Again, I will not spoil the episode for the few unfortunate souls yet to experience it. Indeed, there are twists and doublecrosses here that deserve to be seen untainted. The crux of the matter is thus: The Doctor and team(now joined by Captain Jack Harkness)arrive at the end of the universe where humanity has been reduced to a paltry band, some reverting to cannibalistic savages. The enigmatic, almost vaguely familiar Professor Yana is working on a rocket that will transport the few survivors to a remote location, Utopia, where life will, supposedly be free of worry and care. Yana(in a “dream come true” turn by revered acting veteran Sir Derek Jacobi)is a kindly old man, yet seems tormented and increasingly erratic, especially when his vintage fobwatch begins talking to him(!!!). It is probably not spoiling much by now to reveal The Master returns at the conclusion of this episode. His return brings about a heartbreaking performance by Jacobi which is then completely turned around by the maniacal comic performance of John Simm. The episode ends with our gang trapped at the end of the universe and a crazed, reborn Timelord on the loose.
Along the way we get more answers about Captain Jack than were delivered in the whole of the first muddled and wanting series of “Torchwood” and we learn why the Doctor left Jack behind in the first place. One can only hope it is this more jovial and bouncy Jack that eventually returns to the dank sociopath-inhabited, borderline mental deficient staffed confines of Torchwood CSI:Cardiff(But I shall save my “Torchwood” rant for another day!).
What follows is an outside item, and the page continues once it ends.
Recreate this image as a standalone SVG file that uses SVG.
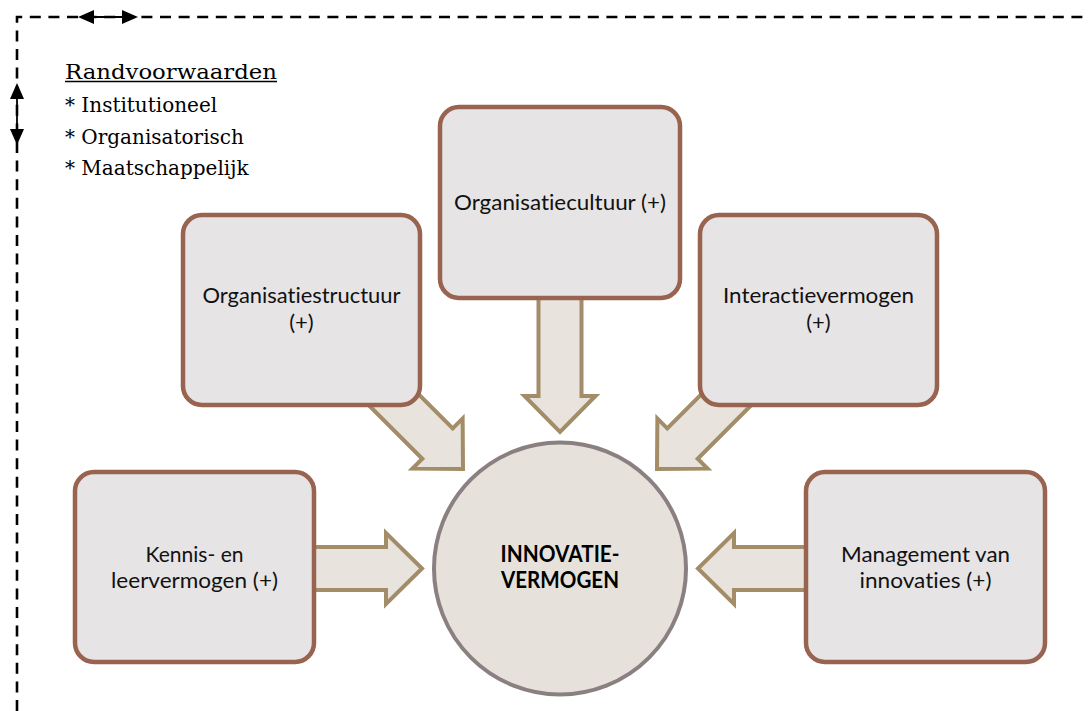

“Utopia” sets the stage for a confrontation that, I have my suspicions, will change this series forever. It is epic storytelling of a kind that can only be found in science fiction. Further it is the kind of rollicking, fun(do you remember that word Ronald D. Moore?)adventure story it seems only “Doctor Who” can produce these days. There is a clearly visible tongue planted firmly in its cheek, while providing enough continuing narrative/character arc and a perpetuation of the show’s mythos for fans to chew on and digest. Whether you’re looking for an entertaining romp or the beginning of an epic battle between good and evil, you will definitely find it in “Utopia”.